Masters Theses

Date of Award

5-2013

Degree Type

Thesis

Degree Name

Master of Science

Major

Geography

Major Professor

Henri D. Grissino-Mayer

Committee Members

Sally P. Horn, Carol P. Harden

Abstract

In the American Southeast, forest managers and conservationists are interested in evaluating how forest composition is changing in response to both human and natural disturbances. This study explored the stand dynamics of a pine-hardwood forest on Rainy Mountain in the Chattahoochee National Forest of Georgia over the last 115 years and analyzed the role fire has had as a disturbance in the forest. Increment cores were collected from trees in 30 plots, each 0.01 ha in area. The cores were used to determine date of establishment of each tree and create age structure charts for each plot and for the study area as a whole. Based on calculated importance values, blackgum, pitch pine, and red maple are currently the dominant species in the forest. However, seedling and sapling surveys showed an absence of yellow pine regeneration along with a relative abundance of red maple and blackgum, indicating that these trees will dominate the future forest. A concurrent fire history was also constructed using logs, stumps, remnant wood, and living trees with fire scars. Small sections were collected from each and analyzed to determine how frequently fires occurred in the Rainy Mountain area. The resulting fire chronology, the first developed for the state of Georgia using dendrochronology, spans from 1904 to 2012 and includes 36 individual dated fire scars from 20 trees. Fires occurred as recently as 2010, and the mean fire interval of the chronology indicates a fire event approximately once every four years. Several old stumps with fire scars were also collected, but could not be dated in many cases because of the lack of a sufficiently long master tree-ring chronology.
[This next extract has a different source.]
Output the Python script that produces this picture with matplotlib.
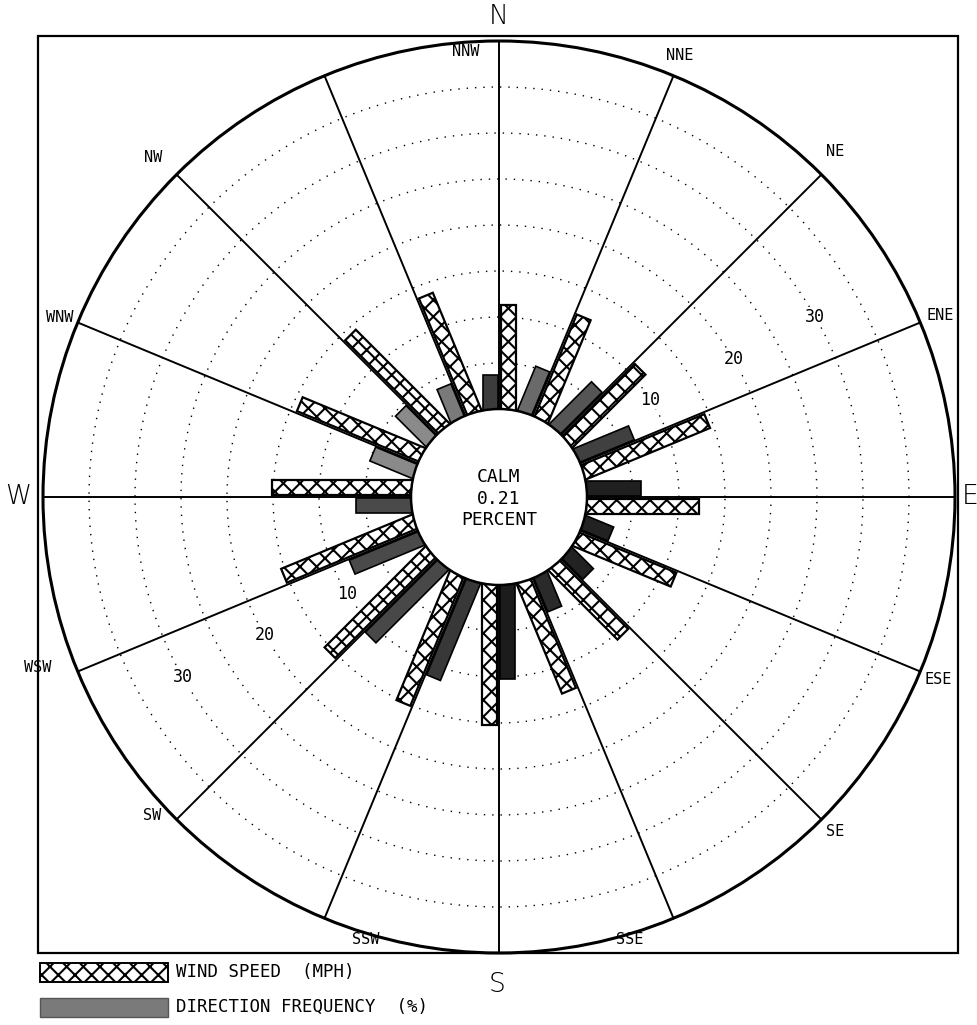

Similar to other research conducted in the southern Appalachian Mountains, this study shows a change in forest composition from a pine-oak dominated forest to a red maple-blackgum dominated forest, a change that has previously been linked to fire suppression management policies beginning in the 1930s. However, the fire chronology at Rainy Mountain shows an actual increase in fire frequency after the 1930s accompanied by a concurrent change in forest composition.